Her title may be chief patient experience officer, but Dr. Shannon Connor Phillips oversees much more at Intermountain Healthcare.
Phillips not only leads the patient experience agenda, but safety and quality priorities in this first-of-its-kind role for the Salt Lake City-based health system.
Phillips, who joined Intermountain last year, said the broad responsibilities make sense.
"(My role) is truly about delivering an extraordinary experience for patients, and you can't do that without (considering) safety and quality," she said.
Phillips is part of a small, but growing group of executives charged with understanding the totality of things that impact the patient experience. It's a subtle, yet substantial evolution. Providers now recognize that patient experience is more than just whether or not care met the patients' expectations—often called patient satisfaction—but it's also closely tied to an organization's safety and quality performance.

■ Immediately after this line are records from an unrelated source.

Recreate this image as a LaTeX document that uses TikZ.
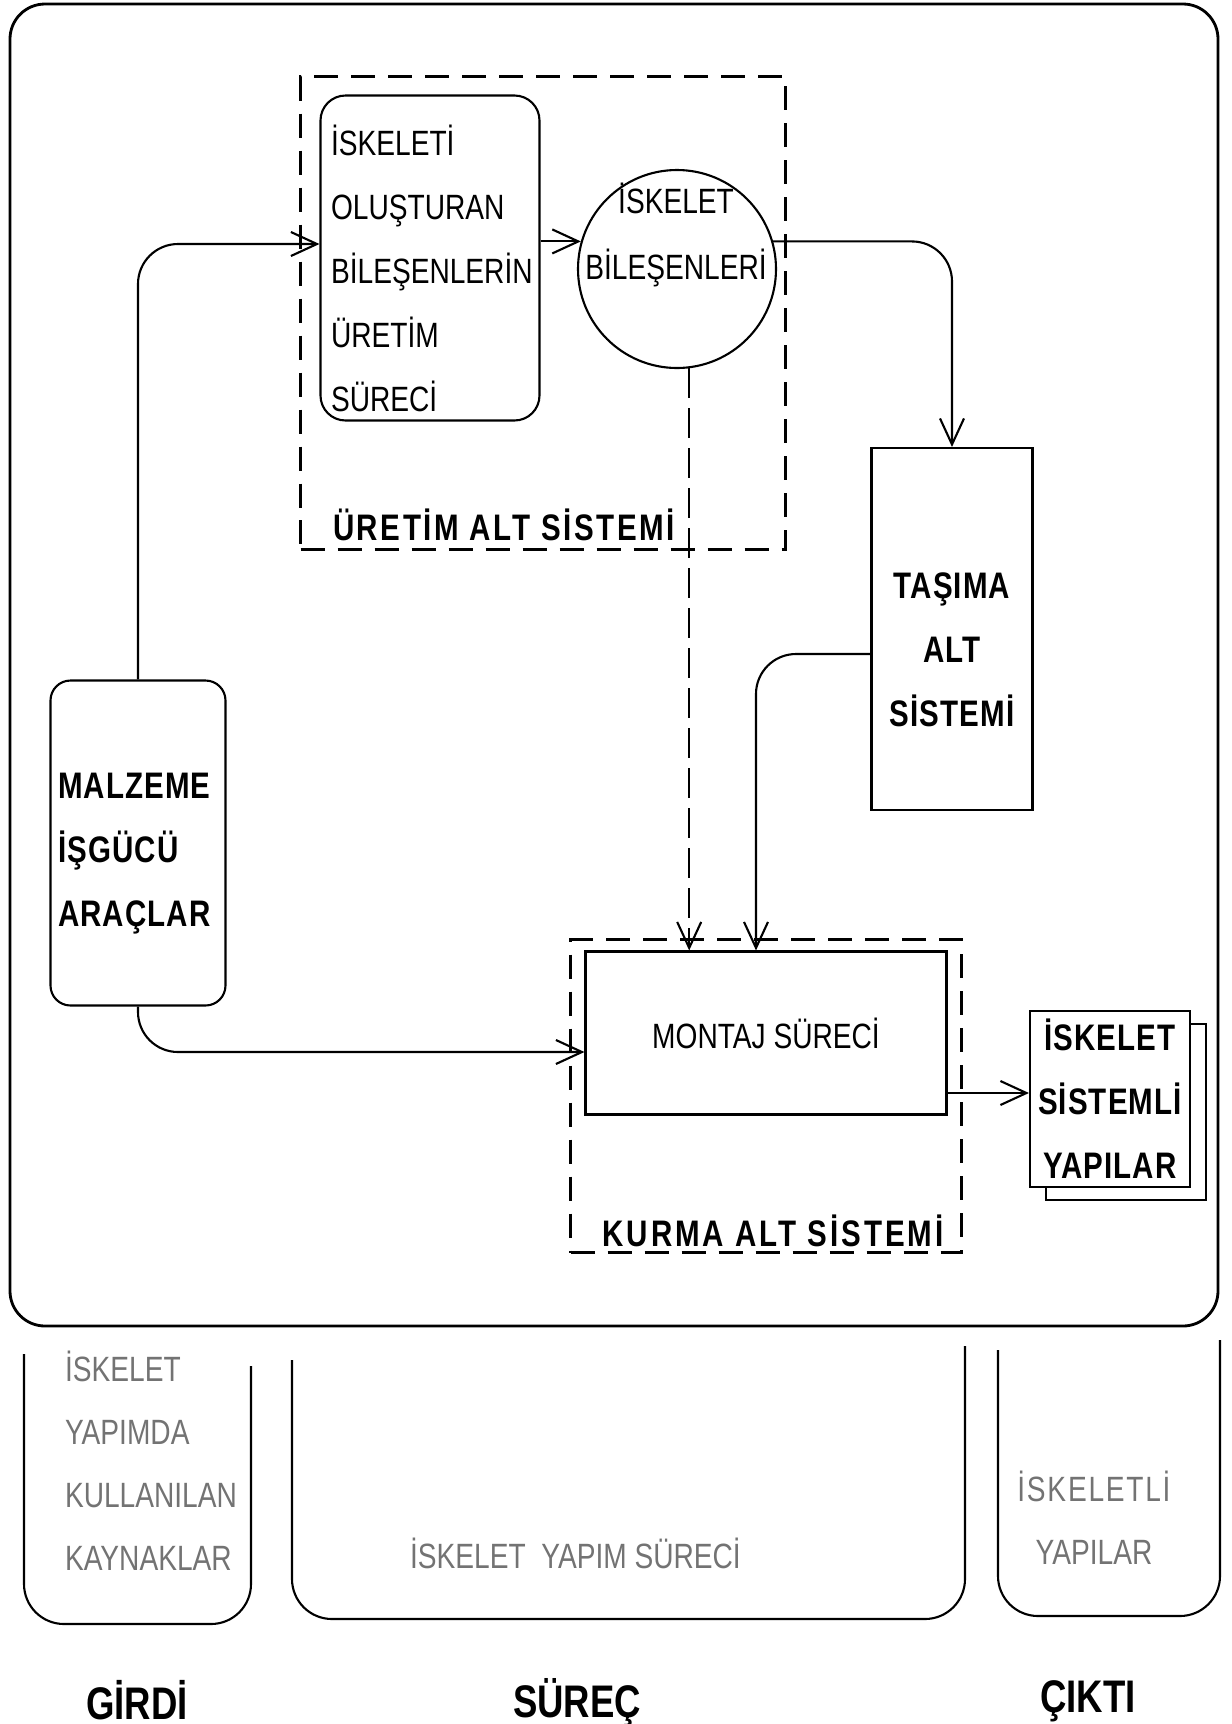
\documentclass[tikz,border=0pt]{standalone}
\usepackage{fontspec}
\setmainfont{Liberation Sans}[FakeStretch=0.8]
\usetikzlibrary{arrows.meta, shadows}

\begin{document}
\begin{tikzpicture}[x=0.1mm, y=-0.1mm, line width=0.6pt,
    conn/.style={-{Straight Barb[length=2.6mm,width=2.4mm]}, rounded corners=4mm},
    dconn/.style={conn, dash pattern=on 3mm off 1mm},
    sysbox/.style={draw, dash pattern=on 2.4mm off 1.3mm, inner sep=0pt},
    plain/.style={inner sep=0pt, font=\fontsize{10}{18.2}\selectfont},
    heavy/.style={inner sep=0pt, font=\bfseries\fontsize{10.5}{18.2}\selectfont\addfontfeature{LetterSpace=3}},
    faint/.style={inner sep=0pt, text=black!55, font=\fontsize{10}{17.9}\selectfont, align=left, anchor=west},
    big/.style={inner sep=0pt, font=\bfseries\fontsize{13}{15}\selectfont}]
  \useasboundingbox (0,0) rectangle (1232,1724);
  \draw[rounded corners=3.5mm, line width=0.8pt] (10,4) rectangle (1218,1326);

  \node[sysbox, minimum width=48.5mm, minimum height=47.3mm] (uretimsys) at (543,313) {};
  \node[heavy, anchor=west] (uretimlbl) at (332,525)
    {\addfontfeature{LetterSpace=7}ÜRETİM ALT SİSTEMİ};
  \node[draw, rounded corners=2.5mm, minimum width=21.9mm, minimum height=32.5mm] (uretim) at (430,258) {};
  \node[plain, align=left, anchor=west] (uretimtxt) at (330,268)
    {İSKELETİ\\OLUŞTURAN\\BİLEŞENLERİN\\ÜRETİM\\SÜRECİ};
  \node[draw, circle, minimum size=19.8mm, inner sep=0pt] (bilesen) at (677,269) {};
  \node[plain, align=center, font=\fontsize{10}{18.8}\selectfont] (bilesentxt) at (676,235)
    {İSKELET\\BİLEŞENLERİ};

  \node[draw, minimum width=16.1mm, minimum height=36.2mm] (tasima) at (952,629) {};
  \node[heavy, align=center] (tasimatxt) at (952,650) {TAŞIMA\\ALT\\SİSTEMİ};
  \node[draw, rounded corners=2mm, minimum width=17.5mm, minimum height=32.5mm] (malzeme) at (138,843) {};
  \node[heavy, align=left, anchor=west] (malzemetxt) at (57,854) {MALZEME\\İŞGÜCÜ\\ARAÇLAR};

  \node[sysbox, minimum width=39.1mm, minimum height=31.3mm] (kurma) at (766,1096) {};
  \node[heavy] (kurmalbl) at (773,1231) {\addfontfeature{LetterSpace=8}KURMA ALT SİSTEMİ};
  \node[draw, minimum width=36.1mm, minimum height=16.3mm, font=\fontsize{10}{12}\selectfont] (montaj) at (766,1033)
    {MONTAJ SÜRECİ};

  \node[draw, fill=white, copy shadow={shadow xshift=1.6mm, shadow yshift=-1.3mm},
        minimum width=16mm, minimum height=17.6mm, align=center, heavy, inner sep=0.5mm] (yapi) at (1110,1099)
    {İSKELET\\SİSTEMLİ\\YAPILAR};

  \draw[conn] (malzeme.north) |- ([yshift=1.4mm]uretim.west);
  \draw[conn] (bilesen.164 -| uretim.east) -- (bilesen.164);
  \draw[conn] (bilesen.16) -| (tasima.north);
  \draw[conn] ([yshift=-2.5mm]tasima.west) -| ([xshift=-1mm]montaj.north);
  \draw[dconn] (bilesen.-83) -- (bilesen.-83 |- montaj.north);
  \draw[conn] (malzeme.south) |- ([yshift=-1.9mm]montaj.west);
  \draw[conn] ([yshift=-6mm]montaj.east) -- ([yshift=-6mm]montaj.east -| yapi.west);

  \draw[rounded corners=4mm] (24,1354) -- (24,1624) -- (251,1624) -- (251,1366);
  \draw[rounded corners=4mm] (292,1360) -- (292,1619) -- (965,1619) -- (965,1346);
  \draw[rounded corners=4mm] (998,1350) -- (998,1616) -- (1220,1616) -- (1220,1340);

  \node[faint] (kaynak) at (64,1461) {İSKELET\\YAPIMDA\\KULLANILAN\\KAYNAKLAR};
  \node[faint] (surec) at (409,1553) {İSKELET\ \ YAPIM SÜRECİ};
  \node[faint, anchor=center, align=center] (yapilar) at (1094,1518)
    {\addfontfeature{LetterSpace=5}İSKELETLİ\\YAPILAR};

  \node[big] (girdi) at (137,1700) {GİRDİ};
  \node[big] (surecbaslik) at (577,1703) {SÜREÇ};
  \node[big] (cikti) at (1088,1701) {ÇIKTI};
\end{tikzpicture}
\end{document}
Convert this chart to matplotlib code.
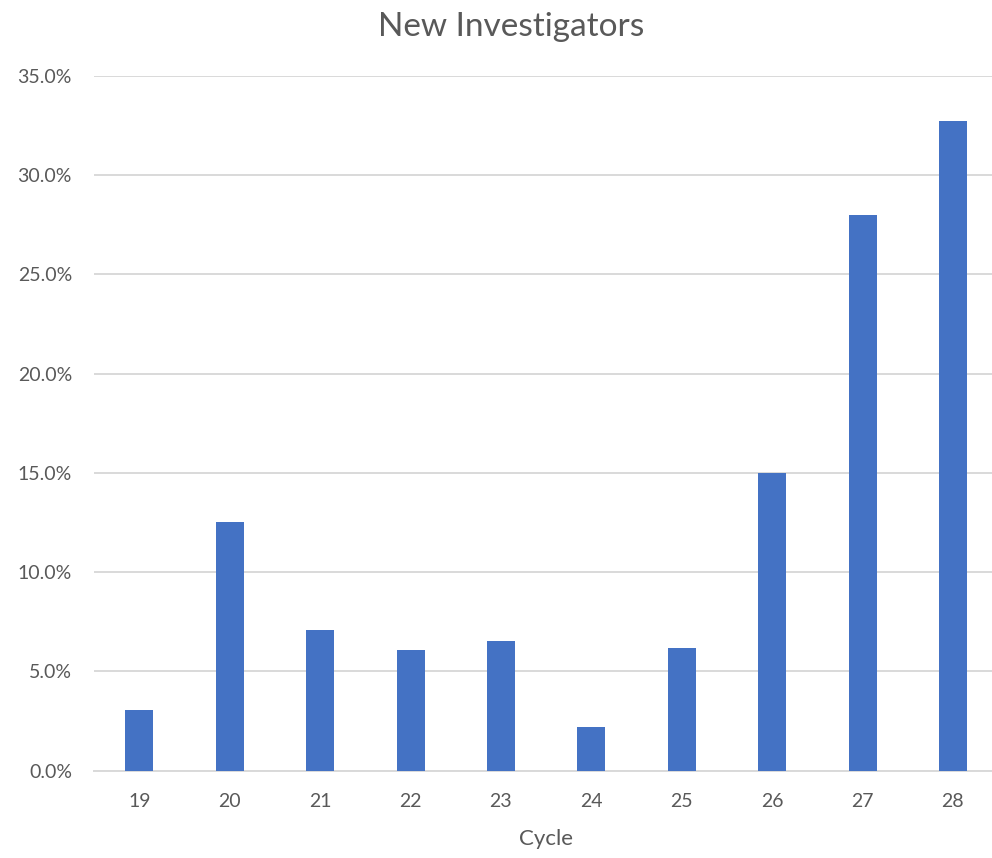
import matplotlib.pyplot as plt
from matplotlib.ticker import PercentFormatter

plt.rcParams['font.family'] = ['Lato', 'DejaVu Sans']

cycles = ['19', '20', '21', '22', '23', '24', '25', '26', '27', '28']
new_inv = [3.05, 12.55, 7.09, 6.07, 6.51, 2.2, 6.16, 15.0, 28.01, 32.71]

text_col = '#595959'

fig = plt.figure(figsize=(9.92, 8.58), dpi=100)
ax = fig.add_axes([0.0949, 0.1018, 0.9113, 0.8096])

ax.bar(range(len(cycles)), new_inv, width=0.31, color='#4472C4', zorder=3)

ax.set_xlim(-0.5, len(cycles) - 0.5)
ax.set_ylim(0, 35)
ax.set_yticks(range(0, 36, 5))
ax.yaxis.set_major_formatter(PercentFormatter(decimals=1))
ax.set_xticks(range(len(cycles)))
ax.set_xticklabels(cycles)

ax.grid(axis='y', color='#d9d9d9', linewidth=1.4, zorder=0)
for s in ['top', 'right', 'left']:
    ax.spines[s].set_visible(False)
ax.spines['bottom'].set_color('#d9d9d9')
ax.spines['bottom'].set_linewidth(1.4)

ax.tick_params(axis='both', length=0, labelsize=14, colors=text_col)
ax.tick_params(axis='y', pad=16)
ax.tick_params(axis='x', pad=16)

ax.set_xlabel('Cycle', fontsize=16, color=text_col, labelpad=14)
# chart area is cut off on the right, so centre the title by hand
ax.set_title('New Investigators', fontsize=24, color=text_col, pad=29, x=0.4617)

fig.savefig('out.png', dpi=100)
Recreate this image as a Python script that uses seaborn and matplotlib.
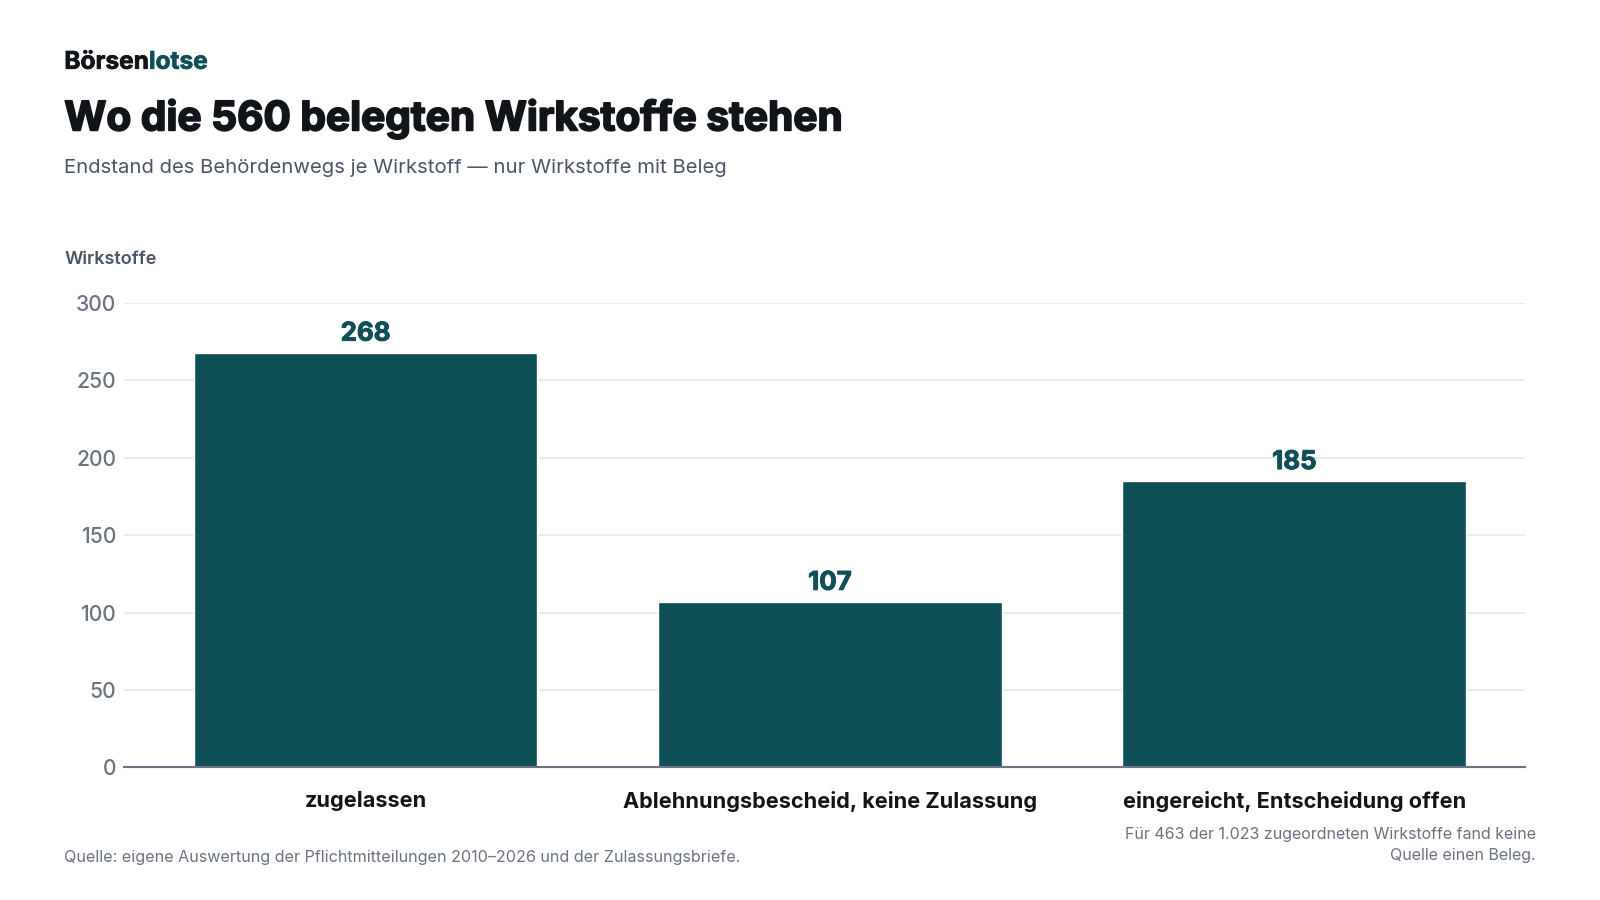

"To say patient experience and just be thinking about patient satisfaction is not right, and I think that's why there is a lot of transition with the role right now. The definition of patient experience has changed," said Dr. John Bonamo, chief medical and quality officer of RWJBarnabas Health. Like Phillips, he oversees the trifecta of areas that most influence the patient experience—safety, quality and satisfaction.
Chief experience officers first popped up in healthcare roughly 10 years ago. The role has only increased in strategic importance for healthcare organizations since implementation of the Affordable Care Act, which tied patient satisfaction scores to reimbursement.